# How to get information about compile options?



## Blackbird (Jul 8, 2010)

Hi,

I'm compiling all my things from ports and so I often see compile options I've never heard of before. Then I switch to Google or Wikipedia of course, but often I think that I would have to become an expert in that thing to understand whether I should enable that compile option or not...

So here's my question: Where can I get some tips for specific compile options?
I came from Gentoo, and there mostly there were some tips, e.g. "If you do not want to ***, you can disable this." or "This increases the build speed on fast systems. If you have a fast system, you can enable this."

But I didn't find something similar here for FreeBSD. 

For example, there are options for python26 like "Use a larger thread stack" or "Enable floating point exception handling", which I can't surely decide about without external help.
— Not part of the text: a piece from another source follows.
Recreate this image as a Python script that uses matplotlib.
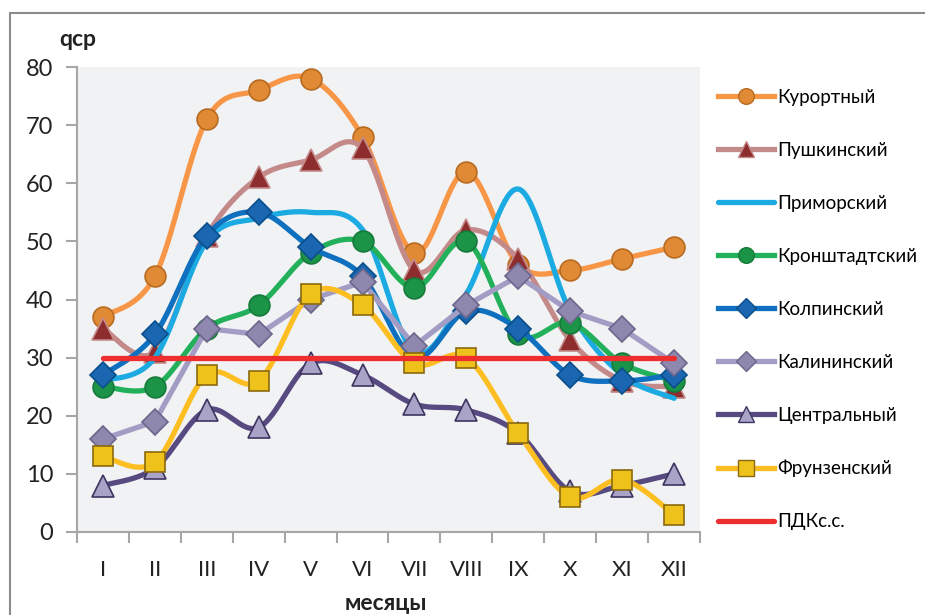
import numpy as np
import matplotlib
matplotlib.use("Agg")
import matplotlib.pyplot as plt
from matplotlib.lines import Line2D
from matplotlib.patches import Rectangle

plt.rcParams['font.family'] = ['Lato', 'DejaVu Sans']

months = ["I", "II", "III", "IV", "V", "VI", "VII", "VIII", "IX", "X", "XI", "XII"]

kurortny = [37, 44, 71, 76, 78, 68, 48, 62, 46, 45, 47, 49]
pushkinsky = [35, 31, 51, 61, 64, 66, 45, 52, 47, 33, 26, 25]
primorsky = [26, 30, 50, 54, 55, 52, 31, 41, 59, 38, 27, 23]
kronshtadt = [25, 25, 35, 39, 48, 50, 42, 50, 34, 36, 29, 26]
kolpinsky = [27, 34, 51, 55, 49, 44, 30, 38, 35, 27, 26, 27]
kalininsky = [16, 19, 35, 34, 40, 43, 32, 39, 44, 38, 35, 29]
centralny = [8, 11, 21, 18, 29, 27, 22, 21, 17, 7, 8, 10]
frunzensky = [13, 12, 27, 26, 41, 39, 29, 30, 17, 6, 9, 3]
pdk = [30] * 12

series = [
    ("Курортный", kurortny, "#F79646", "o", "#E08A35", "#B86A20", True),
    ("Пушкинский", pushkinsky, "#C48A8A", "^", "#8E2D2D", "#C48A8A", True),
    ("Приморский", primorsky, "#1BAAE2", None, None, None, True),
    ("Кронштадтский", kronshtadt, "#22B05A", "o", "#1C9448", "#167A3A", True),
    ("Колпинский", kolpinsky, "#0E70BE", "D", "#1A66B0", "#0B4F8A", True),
    ("Калининский", kalininsky, "#A39CC4", "D", "#8E88AE", "#6C668C", False),
    ("Центральный", centralny, "#574A80", "^", "#A9A3C8", "#3E3460", True),
    ("Фрунзенский", frunzensky, "#FDBE22", "s", "#EEC21A", "#8A6A10", True),
    ("ПДКс.с.", pdk, "#EE2E2E", None, None, None, False),
]


def smooth(y, n=40):
    y = np.asarray(y, float)
    x = np.arange(len(y), dtype=float)
    xs, ys = [], []
    for i in range(len(y) - 1):
        p0 = np.array([x[max(i - 1, 0)], y[max(i - 1, 0)]])
        p1 = np.array([x[i], y[i]])
        p2 = np.array([x[i + 1], y[i + 1]])
        p3 = np.array([x[min(i + 2, len(y) - 1)], y[min(i + 2, len(y) - 1)]])
        c1 = p1 + (p2 - p0) / 6.0
        c2 = p2 - (p3 - p1) / 6.0
        t = np.linspace(0, 1, n)[:, None]
        pts = ((1 - t) ** 3) * p1 + 3 * ((1 - t) ** 2) * t * c1 + 3 * (1 - t) * t ** 2 * c2 + t ** 3 * p2
        xs.extend(pts[:, 0])
        ys.extend(pts[:, 1])
    return np.array(xs), np.array(ys)


fig = plt.figure(figsize=(9.25, 6.15), dpi=100)
fig.patches.append(Rectangle((10 / 925, -0.05), 1.0, 1 - 13 / 615 + 0.05, transform=fig.transFigure,
                             fill=False, edgecolor="#8C8C8C", linewidth=1.5))

ax = fig.add_axes([77 / 925, 1 - 532 / 615, (700 - 77) / 925, (532 - 67) / 615])
ax.set_facecolor("#F1F2F4")

x = np.arange(len(months))
handles = []
for k, (name, vals, lc, mk, mfc, mec, sm) in enumerate(series):
    z = 3 + k
    if sm:
        xs, ys = smooth(vals)
    else:
        xs, ys = x, np.asarray(vals, float)
    ax.plot(xs, ys, color=lc, lw=3.8, solid_capstyle="round", zorder=z)
    if mk is not None:
        ms = 15 if mk in ("o", "s") else (13 if mk == "D" else 16)
        ax.plot(x, vals, linestyle="none", marker=mk, markersize=ms, markerfacecolor=mfc,
                markeredgecolor=mec, markeredgewidth=1.2, zorder=z + 0.5)
        handles.append(Line2D([], [], color=lc, lw=3.8, marker=mk, markersize=ms * 0.75,
                              markerfacecolor=mfc, markeredgecolor=mec, markeredgewidth=1.0))
    else:
        handles.append(Line2D([], [], color=lc, lw=3.8, solid_capstyle="round"))

ax.set_xlim(-0.5, len(months) - 0.5)
ax.set_ylim(0, 80)
ax.set_yticks(np.arange(0, 81, 10))
ax.set_xticks(x)
ax.set_xticklabels(months)
ax.set_xticks(np.arange(-0.5, len(months), 1.0), minor=True)
ax.tick_params(axis="x", which="major", length=0, labelsize=16, pad=20, colors="#222222")
ax.tick_params(axis="x", which="minor", length=8, width=1.5, color="#A6A6A6")
ax.tick_params(axis="y", length=8, width=1.5, color="#A6A6A6", labelsize=17, pad=9, labelcolor="#222222")
for s in ["top", "right"]:
    ax.spines[s].set_visible(False)
for s in ["left", "bottom"]:
    ax.spines[s].set_color("#A6A6A6")
    ax.spines[s].set_linewidth(1.5)

fig.text(59 / 925, 1 - 40 / 615, "qcp", fontsize=16.5, fontweight="bold", color="#222222", va="center", ha="left")
fig.text(386 / 925, 1 - 604 / 615, "месяцы", fontsize=16.5, fontweight="bold", color="#222222", va="center", ha="center")

fig.legend(handles, [s[0] for s in series], loc="upper left",
           bbox_to_anchor=(718 / 925, 1 - 89 / 615), frameon=False, fontsize=13.5,
           handlelength=3.0, handletextpad=0.15, labelspacing=1.92, borderaxespad=0, borderpad=0)

fig.savefig("out.png", dpi=100)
Do you have an idea for people like me from where to get such help?


----------



## SirDice (Jul 8, 2010)

Whether or not you can turn options on or off depends on what you want. Most are relatively obvious, some are more obscure. You will need to google for them and experiment a little. Usually you can find some answers in the documentation of the port itself. I tend not to play with the obscure ones, just to be on the safe side


----------



## Blackbird (Jul 8, 2010)

Yes, but often I don't know what I want! :e

For example this "Enable floating point exception handling". Even after googling I don't know wether that is good for me or bad, and what effects it has for me if I enable/disable it. And there are hundreds of other examples like this.


----------



## zeiz (Jul 8, 2010)

Default set of options is created to satisfy most users (average user). Some exceptions exist and they are documented. Check a port's Makefile for the start.

So SirDice's advice is pretty good: if you know what are you doing - do it, if you don't - don't do it unless it's exactly your goal to see what happens next and learn this way


----------